Editor’s Note: This is the second story in a two-part series looking at who has filed for the island’s public boards and some of the goals they hope to achieve. Candidates for park, school and fire boards were included in an article last week.
Several islanders have filed with King County Elections to retain their elected posts or run for a seat on public boards, including at the airport, sewer and cemetery districts, as well as Water District 19.
Most island races are uncontested, but King County Council Chair Joe McDermott is seeking re-election and will appear on the ballot during a primary on Aug. 6 with Michael Robert Neher and perennial candidate Michael George Nelson, otherwise known as Goodspaceguy.
The deadline to file was Friday, May 17. Election day is Nov. 5. The primary is only for races with three or more candidates running; there are no island races with that many people vying for a seat.
Bob Therkelsen, an original founder of the Vashon Air Service — the organization of 44 pilots who own a number of hangars at the airstrip located off of Cove Road — is running for Commissioner Position 3 of the public facility. Reminiscing about his past and the origins of how the district first came together, Therkelsen said the airport has seen a lot of change in recent years compared to its modest beginnings when he first came onto the scene in the late 1950s.
“The field that is now Vashon Airport was sitting there vacant,” he said, adding that the formation of the district as a result of new state law at the time was instrumental in creating what is now the island air service. “Five of us who had airplanes that we had to move [somewhere] went on [to become] commissioners.”
Upgrading the airfield was made possible by a $3 million, 20-year grant from the Federal Aviation Administration (FAA) in 2009. Work was done to scale back trees that posed a hazard to planes on their approach to land on the grassy runway, and power lines were buried to clear the way for pilots. But Therkelsen noted that the trees have grown back and will once again need to be topped.

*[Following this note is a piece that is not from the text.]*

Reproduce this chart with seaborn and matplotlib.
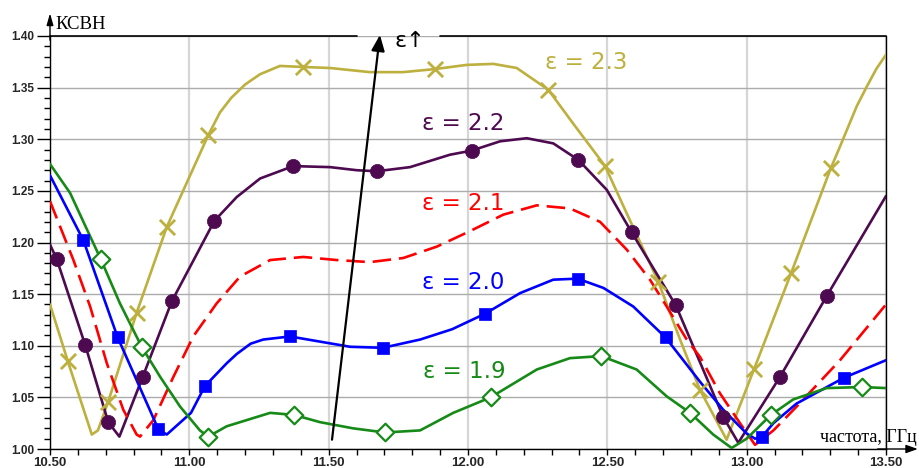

Kaye Pierson, who is running for Commissioner Position 1, credits Therkelsen for his decades of service to the district. It is her hope, she added, that through the work of the board, the district’s facilities will be available to the next generation of pilots flying to the island.
“I just want to make sure the airport continues on after we’re gone,” she said.
Currently, there is no one running for Commissioner Position 2, but Pierson said that Will Gerrior, a current commissioner, is expected to file after the primary when the county allows those interested in running to file for unfilled positions.
Water District 19
Michael Weller is running for Commissioner Position 2 of Water District 19. He was appointed last October to fill out the remainder of the term of former commissioner Jenny Bell, who had become ineligible to serve after she moved out of the district.
Weller, a project manager at Point32, a Seattle-based real estate company specializing in helping nonprofits, said that he did not think twice about filing after getting to know the other commissioners and staff during his time at the district. He added that working as a commissioner has served him well in his day job — he has a greater appreciation for what it frequently takes to move projects ahead, such as how complicated it can be to make changes to existing agreements or to provide water shares in accordance with regulation and availability.
“I’ve certainly learned all of the different factors that go into providing water for Water District 19,” he said. “I’ve come to appreciate [how important] reliable water is to the island and how much effort goes into providing it.”
New at the district is the implementation of a revised rate structure for customers, effective in February, that is intended to bring in more revenue annually to the district.
“That’s allowing us to look forward to planning some of those capital improvements, [water] main replacements, other things like that,” he said.
The district is expected to complete a flurry of capital projects totaling $8 million over the next 10 years.
Weller said that the district is hands-on when it comes to serving its customer base of nearly 1,500 accounts, including Vashon’s downtown area and the public schools. He added that commissioners are looking for ways to better interface with agencies such as the permitting division of King County’s Department of Local Services.
“I think that’s been something we’re learning more about and have some work to do to make that as seamless as possible,” he said.
Anthony Puz, a third-generation islander, will seek the position of Commissioner 2 at the cemetery district. His decision to run came down to being asked.
“[That is] usually how I end up doing things. People call me up and ask for help, and so I help however I can,” he said, adding that he is a stay-at-home dad with lots of unscheduled time — freeing him up to serve where needed.
Lisa Devereau, president of the Washington State Funeral Directors Association, is serving her third term as Cemetery District commissioner. She said hard work is being invested to clean up brush and fallen trees from the Maury Island Cemetery in Docton. With Memorial Day last Monday, she added that Vashon Cub Scout Pack 275 had done a great job laying out American flags at the island’s main cemetery.
The district, she noted, will soon begin to consider the implications of the new human composting law recently signed by Gov. Jay Inslee, including several disposition alternatives at the island’s cemeteries for those who opt for a green burial and what practices will be offered. The law takes effect in May next year.
Marta Medcalf of the Vashon Sewer District is running for Commissioner Position 2. She could not be reached for comment.